On Wed, Feb 1, 2023 at 4:22 AM Corentin via SG16 <sg16@lists.isocpp.org> wrote:
I guess I should because I think it's basically the one original trick I came up with.

for any given view, we have the view itself, and its adaptor, such that foo_view(V) and V | view

V | view is defined by an operator|() taking a range (which need not be a view, though it needs to be viewable).
And most of the time, that is the interface people are going to use when using view, it's just much more convenient.

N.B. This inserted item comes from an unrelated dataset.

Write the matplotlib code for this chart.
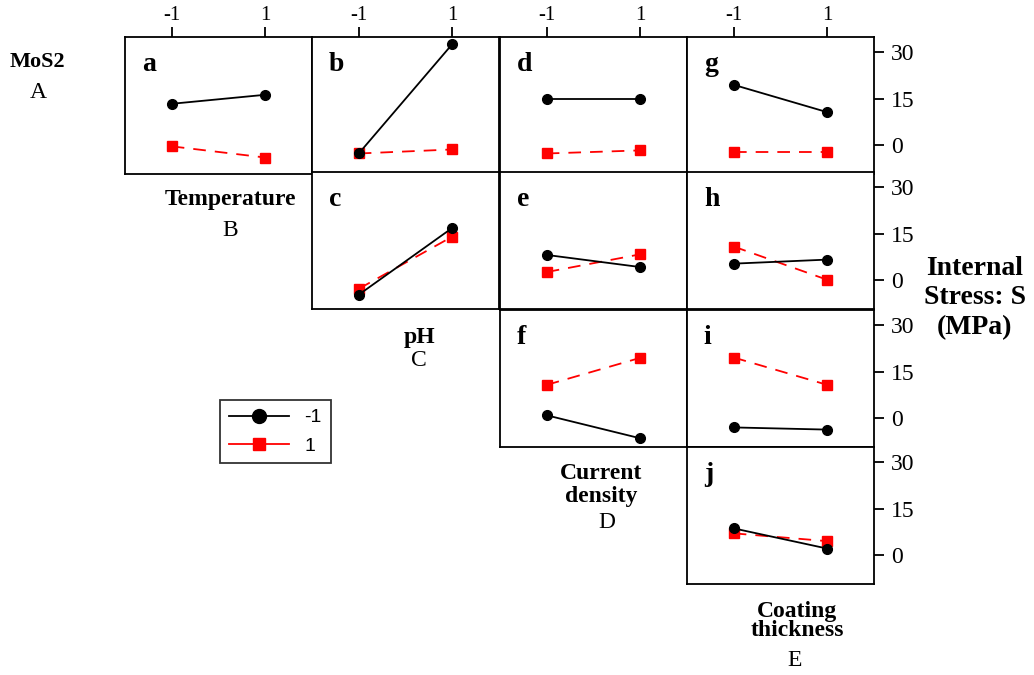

So, instead of defining a single  operator|(range_of_char32_t) on that range adaptor, we can defined additional overloads that take char8/16_t and produce a unicode_algo_view<codepoint_view<charN_t>>
instead of unicode_algo_view<all_t<...>>.

The benefits are:
  • We can support implicit decode/encode for the sake of ergonomy, in the place ergonomy is most desirable
  • The only places we need to specify decode/encode steps and their error policies is in these range adaptors overloads, which we could probably do once for all unicode algorithms (both in term of spec and implementation), without the view themselves having to take on double duties
  • We can ellide these implicit decode/encode steps when chaining algorithms (r | normalize | word_break) as these pipe operators basically construct a graph of algorithms, we can remove these implicit nodes when they do redundant work ie  decode | normalize | encode | decode | word_break | encode should just be  decode | normalize | word_break | encode 
Does that clarify?
 

I don't want to get to hung up on an off the cuff example, but I do have concerns about the  word_break | encode sequence. If the word_break adaptor produces a sequence of words, decode will produce gibberish run on text. If it produces non-word sequences interspersed between the words, then it's more difficult to use because each range needs to be examined to implement things like text selection or filling.